Entries with chart source code:
+---+
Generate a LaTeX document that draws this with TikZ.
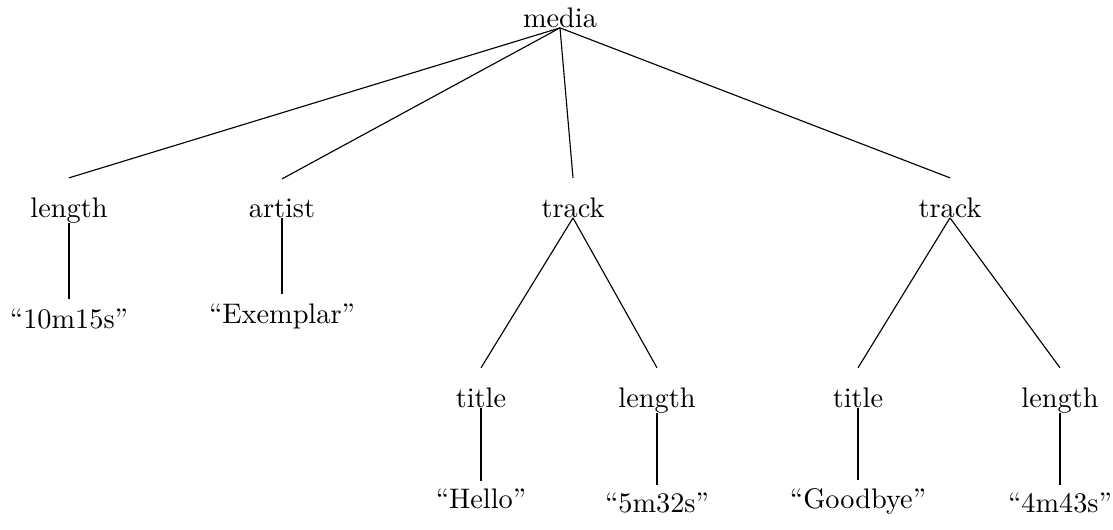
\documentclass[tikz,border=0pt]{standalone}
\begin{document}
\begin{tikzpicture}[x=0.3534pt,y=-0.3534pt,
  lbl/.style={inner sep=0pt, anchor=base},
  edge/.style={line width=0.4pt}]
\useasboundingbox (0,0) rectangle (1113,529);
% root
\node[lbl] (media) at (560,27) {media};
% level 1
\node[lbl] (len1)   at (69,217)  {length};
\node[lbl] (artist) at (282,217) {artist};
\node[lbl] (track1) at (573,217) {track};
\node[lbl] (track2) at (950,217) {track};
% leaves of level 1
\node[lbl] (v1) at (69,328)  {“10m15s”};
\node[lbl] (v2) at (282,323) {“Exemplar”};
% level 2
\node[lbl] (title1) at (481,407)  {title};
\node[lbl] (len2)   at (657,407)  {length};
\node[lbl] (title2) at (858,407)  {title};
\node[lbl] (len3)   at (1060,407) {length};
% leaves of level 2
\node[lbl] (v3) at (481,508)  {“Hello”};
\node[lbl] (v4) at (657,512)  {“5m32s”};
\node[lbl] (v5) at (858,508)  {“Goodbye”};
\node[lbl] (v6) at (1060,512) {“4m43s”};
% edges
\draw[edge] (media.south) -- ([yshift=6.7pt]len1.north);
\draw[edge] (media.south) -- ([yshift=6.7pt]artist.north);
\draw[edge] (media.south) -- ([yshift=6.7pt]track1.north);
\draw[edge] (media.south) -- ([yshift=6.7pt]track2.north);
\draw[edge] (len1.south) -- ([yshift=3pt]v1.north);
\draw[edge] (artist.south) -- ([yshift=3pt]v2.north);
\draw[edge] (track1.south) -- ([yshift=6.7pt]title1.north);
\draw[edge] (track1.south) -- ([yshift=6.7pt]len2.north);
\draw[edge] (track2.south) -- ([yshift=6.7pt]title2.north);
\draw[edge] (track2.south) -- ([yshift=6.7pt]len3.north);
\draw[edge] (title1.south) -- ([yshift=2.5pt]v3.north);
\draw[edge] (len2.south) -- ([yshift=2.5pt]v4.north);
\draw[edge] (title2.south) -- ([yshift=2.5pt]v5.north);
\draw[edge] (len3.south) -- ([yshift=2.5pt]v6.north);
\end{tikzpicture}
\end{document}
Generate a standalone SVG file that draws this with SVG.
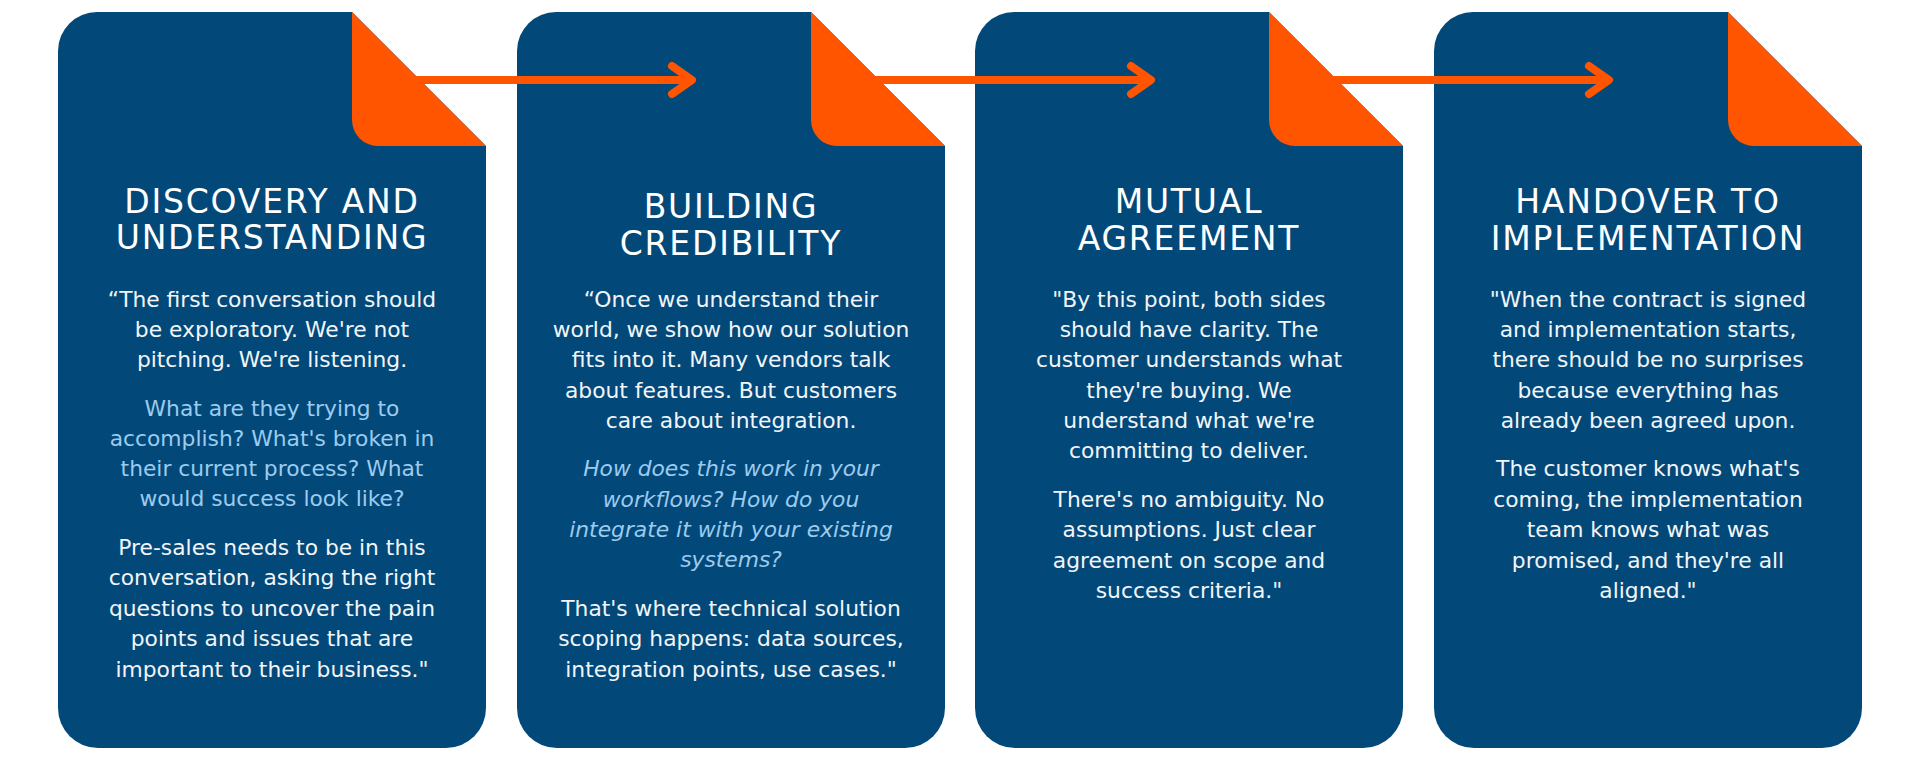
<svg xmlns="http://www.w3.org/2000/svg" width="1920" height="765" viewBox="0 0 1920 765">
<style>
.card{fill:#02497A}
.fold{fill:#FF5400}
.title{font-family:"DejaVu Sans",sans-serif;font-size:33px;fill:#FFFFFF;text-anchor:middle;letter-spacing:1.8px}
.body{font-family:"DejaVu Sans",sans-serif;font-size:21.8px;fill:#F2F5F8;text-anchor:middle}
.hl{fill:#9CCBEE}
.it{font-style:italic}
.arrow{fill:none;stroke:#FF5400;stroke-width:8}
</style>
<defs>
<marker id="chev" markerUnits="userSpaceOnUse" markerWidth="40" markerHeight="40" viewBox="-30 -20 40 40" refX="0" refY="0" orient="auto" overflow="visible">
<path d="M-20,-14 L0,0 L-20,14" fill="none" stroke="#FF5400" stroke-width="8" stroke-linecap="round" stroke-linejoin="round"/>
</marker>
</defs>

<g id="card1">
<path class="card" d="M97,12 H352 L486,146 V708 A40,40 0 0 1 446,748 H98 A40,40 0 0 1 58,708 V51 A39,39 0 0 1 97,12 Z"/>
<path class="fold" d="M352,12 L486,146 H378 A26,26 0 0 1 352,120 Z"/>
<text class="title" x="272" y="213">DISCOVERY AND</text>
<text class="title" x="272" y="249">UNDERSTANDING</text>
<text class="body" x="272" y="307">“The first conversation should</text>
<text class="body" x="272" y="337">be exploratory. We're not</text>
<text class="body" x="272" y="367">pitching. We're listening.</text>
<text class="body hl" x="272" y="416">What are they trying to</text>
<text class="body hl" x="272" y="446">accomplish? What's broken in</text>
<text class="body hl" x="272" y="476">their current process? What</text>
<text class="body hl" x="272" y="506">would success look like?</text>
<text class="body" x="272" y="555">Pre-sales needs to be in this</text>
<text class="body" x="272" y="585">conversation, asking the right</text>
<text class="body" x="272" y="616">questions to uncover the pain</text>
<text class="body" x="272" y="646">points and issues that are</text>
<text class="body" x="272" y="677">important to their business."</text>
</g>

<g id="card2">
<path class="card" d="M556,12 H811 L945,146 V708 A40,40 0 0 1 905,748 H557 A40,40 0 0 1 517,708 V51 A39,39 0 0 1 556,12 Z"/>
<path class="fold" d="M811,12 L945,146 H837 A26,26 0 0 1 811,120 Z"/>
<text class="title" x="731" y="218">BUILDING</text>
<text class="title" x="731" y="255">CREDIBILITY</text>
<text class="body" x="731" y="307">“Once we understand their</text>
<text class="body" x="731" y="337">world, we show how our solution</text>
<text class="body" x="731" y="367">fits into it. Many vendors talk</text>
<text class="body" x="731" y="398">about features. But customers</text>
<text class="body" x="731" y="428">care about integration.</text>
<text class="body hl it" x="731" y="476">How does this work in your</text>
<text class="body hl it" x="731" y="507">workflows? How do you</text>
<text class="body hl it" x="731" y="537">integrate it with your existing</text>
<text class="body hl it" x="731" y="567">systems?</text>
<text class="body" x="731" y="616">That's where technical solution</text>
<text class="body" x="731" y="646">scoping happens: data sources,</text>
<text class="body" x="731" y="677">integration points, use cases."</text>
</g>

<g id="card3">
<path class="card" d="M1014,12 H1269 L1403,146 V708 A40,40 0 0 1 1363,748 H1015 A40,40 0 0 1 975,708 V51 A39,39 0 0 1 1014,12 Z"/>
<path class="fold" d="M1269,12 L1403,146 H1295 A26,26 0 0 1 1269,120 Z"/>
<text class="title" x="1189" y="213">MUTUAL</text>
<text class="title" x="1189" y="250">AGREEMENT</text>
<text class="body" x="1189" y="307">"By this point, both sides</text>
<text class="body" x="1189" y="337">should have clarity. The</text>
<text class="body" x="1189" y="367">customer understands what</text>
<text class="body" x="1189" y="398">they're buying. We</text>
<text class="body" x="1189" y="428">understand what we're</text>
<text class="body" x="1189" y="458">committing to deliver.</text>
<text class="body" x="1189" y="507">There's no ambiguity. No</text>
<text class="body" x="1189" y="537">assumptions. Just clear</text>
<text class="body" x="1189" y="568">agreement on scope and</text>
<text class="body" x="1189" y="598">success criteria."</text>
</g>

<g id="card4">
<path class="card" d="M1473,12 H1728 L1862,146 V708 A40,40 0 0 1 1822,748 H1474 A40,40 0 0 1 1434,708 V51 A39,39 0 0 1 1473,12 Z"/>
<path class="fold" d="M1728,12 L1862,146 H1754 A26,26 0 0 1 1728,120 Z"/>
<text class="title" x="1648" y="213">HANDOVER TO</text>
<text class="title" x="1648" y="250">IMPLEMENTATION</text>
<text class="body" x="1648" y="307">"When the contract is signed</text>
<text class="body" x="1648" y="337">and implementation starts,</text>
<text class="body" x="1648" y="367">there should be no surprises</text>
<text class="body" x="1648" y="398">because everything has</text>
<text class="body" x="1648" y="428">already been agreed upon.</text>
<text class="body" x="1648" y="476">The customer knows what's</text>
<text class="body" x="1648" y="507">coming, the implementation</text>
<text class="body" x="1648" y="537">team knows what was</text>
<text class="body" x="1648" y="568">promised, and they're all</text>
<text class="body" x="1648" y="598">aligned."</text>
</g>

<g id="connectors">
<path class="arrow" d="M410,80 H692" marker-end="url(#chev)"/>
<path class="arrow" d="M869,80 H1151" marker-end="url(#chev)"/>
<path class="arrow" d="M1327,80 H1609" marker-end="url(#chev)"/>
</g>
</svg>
+---+
§ Written problem
Reproduce the material word for word, minus the images.

§ Task output
Generate a LaTeX document that draws this with TikZ.
\documentclass[tikz,border=0pt]{standalone}
\begin{document}
\begin{tikzpicture}[x=0.3534pt,y=-0.3534pt,
  lbl/.style={inner sep=0pt, anchor=base},
  edge/.style={line width=0.4pt}]
\useasboundingbox (0,0) rectangle (1113,529);
% root
\node[lbl] (media) at (560,27) {media};
% level 1
\node[lbl] (len1)   at (69,217)  {length};
\node[lbl] (artist) at (282,217) {artist};
\node[lbl] (track1) at (573,217) {track};
\node[lbl] (track2) at (950,217) {track};
% leaves of level 1
\node[lbl] (v1) at (69,328)  {“10m15s”};
\node[lbl] (v2) at (282,323) {“Exemplar”};
% level 2
\node[lbl] (title1) at (481,407)  {title};
\node[lbl] (len2)   at (657,407)  {length};
\node[lbl] (title2) at (858,407)  {title};
\node[lbl] (len3)   at (1060,407) {length};
% leaves of level 2
\node[lbl] (v3) at (481,508)  {“Hello”};
\node[lbl] (v4) at (657,512)  {“5m32s”};
\node[lbl] (v5) at (858,508)  {“Goodbye”};
\node[lbl] (v6) at (1060,512) {“4m43s”};
% edges
\draw[edge] (media.south) -- ([yshift=6.7pt]len1.north);
\draw[edge] (media.south) -- ([yshift=6.7pt]artist.north);
\draw[edge] (media.south) -- ([yshift=6.7pt]track1.north);
\draw[edge] (media.south) -- ([yshift=6.7pt]track2.north);
\draw[edge] (len1.south) -- ([yshift=3pt]v1.north);
\draw[edge] (artist.south) -- ([yshift=3pt]v2.north);
\draw[edge] (track1.south) -- ([yshift=6.7pt]title1.north);
\draw[edge] (track1.south) -- ([yshift=6.7pt]len2.north);
\draw[edge] (track2.south) -- ([yshift=6.7pt]title2.north);
\draw[edge] (track2.south) -- ([yshift=6.7pt]len3.north);
\draw[edge] (title1.south) -- ([yshift=2.5pt]v3.north);
\draw[edge] (len2.south) -- ([yshift=2.5pt]v4.north);
\draw[edge] (title2.south) -- ([yshift=2.5pt]v5.north);
\draw[edge] (len3.south) -- ([yshift=2.5pt]v6.north);
\end{tikzpicture}
\end{document}
Generate a standalone SVG file that draws this with SVG.
<svg xmlns="http://www.w3.org/2000/svg" width="1920" height="765" viewBox="0 0 1920 765">
<style>
.card{fill:#02497A}
.fold{fill:#FF5400}
.title{font-family:"DejaVu Sans",sans-serif;font-size:33px;fill:#FFFFFF;text-anchor:middle;letter-spacing:1.8px}
.body{font-family:"DejaVu Sans",sans-serif;font-size:21.8px;fill:#F2F5F8;text-anchor:middle}
.hl{fill:#9CCBEE}
.it{font-style:italic}
.arrow{fill:none;stroke:#FF5400;stroke-width:8}
</style>
<defs>
<marker id="chev" markerUnits="userSpaceOnUse" markerWidth="40" markerHeight="40" viewBox="-30 -20 40 40" refX="0" refY="0" orient="auto" overflow="visible">
<path d="M-20,-14 L0,0 L-20,14" fill="none" stroke="#FF5400" stroke-width="8" stroke-linecap="round" stroke-linejoin="round"/>
</marker>
</defs>

<g id="card1">
<path class="card" d="M97,12 H352 L486,146 V708 A40,40 0 0 1 446,748 H98 A40,40 0 0 1 58,708 V51 A39,39 0 0 1 97,12 Z"/>
<path class="fold" d="M352,12 L486,146 H378 A26,26 0 0 1 352,120 Z"/>
<text class="title" x="272" y="213">DISCOVERY AND</text>
<text class="title" x="272" y="249">UNDERSTANDING</text>
<text class="body" x="272" y="307">“The first conversation should</text>
<text class="body" x="272" y="337">be exploratory. We're not</text>
<text class="body" x="272" y="367">pitching. We're listening.</text>
<text class="body hl" x="272" y="416">What are they trying to</text>
<text class="body hl" x="272" y="446">accomplish? What's broken in</text>
<text class="body hl" x="272" y="476">their current process? What</text>
<text class="body hl" x="272" y="506">would success look like?</text>
<text class="body" x="272" y="555">Pre-sales needs to be in this</text>
<text class="body" x="272" y="585">conversation, asking the right</text>
<text class="body" x="272" y="616">questions to uncover the pain</text>
<text class="body" x="272" y="646">points and issues that are</text>
<text class="body" x="272" y="677">important to their business."</text>
</g>

<g id="card2">
<path class="card" d="M556,12 H811 L945,146 V708 A40,40 0 0 1 905,748 H557 A40,40 0 0 1 517,708 V51 A39,39 0 0 1 556,12 Z"/>
<path class="fold" d="M811,12 L945,146 H837 A26,26 0 0 1 811,120 Z"/>
<text class="title" x="731" y="218">BUILDING</text>
<text class="title" x="731" y="255">CREDIBILITY</text>
<text class="body" x="731" y="307">“Once we understand their</text>
<text class="body" x="731" y="337">world, we show how our solution</text>
<text class="body" x="731" y="367">fits into it. Many vendors talk</text>
<text class="body" x="731" y="398">about features. But customers</text>
<text class="body" x="731" y="428">care about integration.</text>
<text class="body hl it" x="731" y="476">How does this work in your</text>
<text class="body hl it" x="731" y="507">workflows? How do you</text>
<text class="body hl it" x="731" y="537">integrate it with your existing</text>
<text class="body hl it" x="731" y="567">systems?</text>
<text class="body" x="731" y="616">That's where technical solution</text>
<text class="body" x="731" y="646">scoping happens: data sources,</text>
<text class="body" x="731" y="677">integration points, use cases."</text>
</g>

<g id="card3">
<path class="card" d="M1014,12 H1269 L1403,146 V708 A40,40 0 0 1 1363,748 H1015 A40,40 0 0 1 975,708 V51 A39,39 0 0 1 1014,12 Z"/>
<path class="fold" d="M1269,12 L1403,146 H1295 A26,26 0 0 1 1269,120 Z"/>
<text class="title" x="1189" y="213">MUTUAL</text>
<text class="title" x="1189" y="250">AGREEMENT</text>
<text class="body" x="1189" y="307">"By this point, both sides</text>
<text class="body" x="1189" y="337">should have clarity. The</text>
<text class="body" x="1189" y="367">customer understands what</text>
<text class="body" x="1189" y="398">they're buying. We</text>
<text class="body" x="1189" y="428">understand what we're</text>
<text class="body" x="1189" y="458">committing to deliver.</text>
<text class="body" x="1189" y="507">There's no ambiguity. No</text>
<text class="body" x="1189" y="537">assumptions. Just clear</text>
<text class="body" x="1189" y="568">agreement on scope and</text>
<text class="body" x="1189" y="598">success criteria."</text>
</g>

<g id="card4">
<path class="card" d="M1473,12 H1728 L1862,146 V708 A40,40 0 0 1 1822,748 H1474 A40,40 0 0 1 1434,708 V51 A39,39 0 0 1 1473,12 Z"/>
<path class="fold" d="M1728,12 L1862,146 H1754 A26,26 0 0 1 1728,120 Z"/>
<text class="title" x="1648" y="213">HANDOVER TO</text>
<text class="title" x="1648" y="250">IMPLEMENTATION</text>
<text class="body" x="1648" y="307">"When the contract is signed</text>
<text class="body" x="1648" y="337">and implementation starts,</text>
<text class="body" x="1648" y="367">there should be no surprises</text>
<text class="body" x="1648" y="398">because everything has</text>
<text class="body" x="1648" y="428">already been agreed upon.</text>
<text class="body" x="1648" y="476">The customer knows what's</text>
<text class="body" x="1648" y="507">coming, the implementation</text>
<text class="body" x="1648" y="537">team knows what was</text>
<text class="body" x="1648" y="568">promised, and they're all</text>
<text class="body" x="1648" y="598">aligned."</text>
</g>

<g id="connectors">
<path class="arrow" d="M410,80 H692" marker-end="url(#chev)"/>
<path class="arrow" d="M869,80 H1151" marker-end="url(#chev)"/>
<path class="arrow" d="M1327,80 H1609" marker-end="url(#chev)"/>
</g>
</svg>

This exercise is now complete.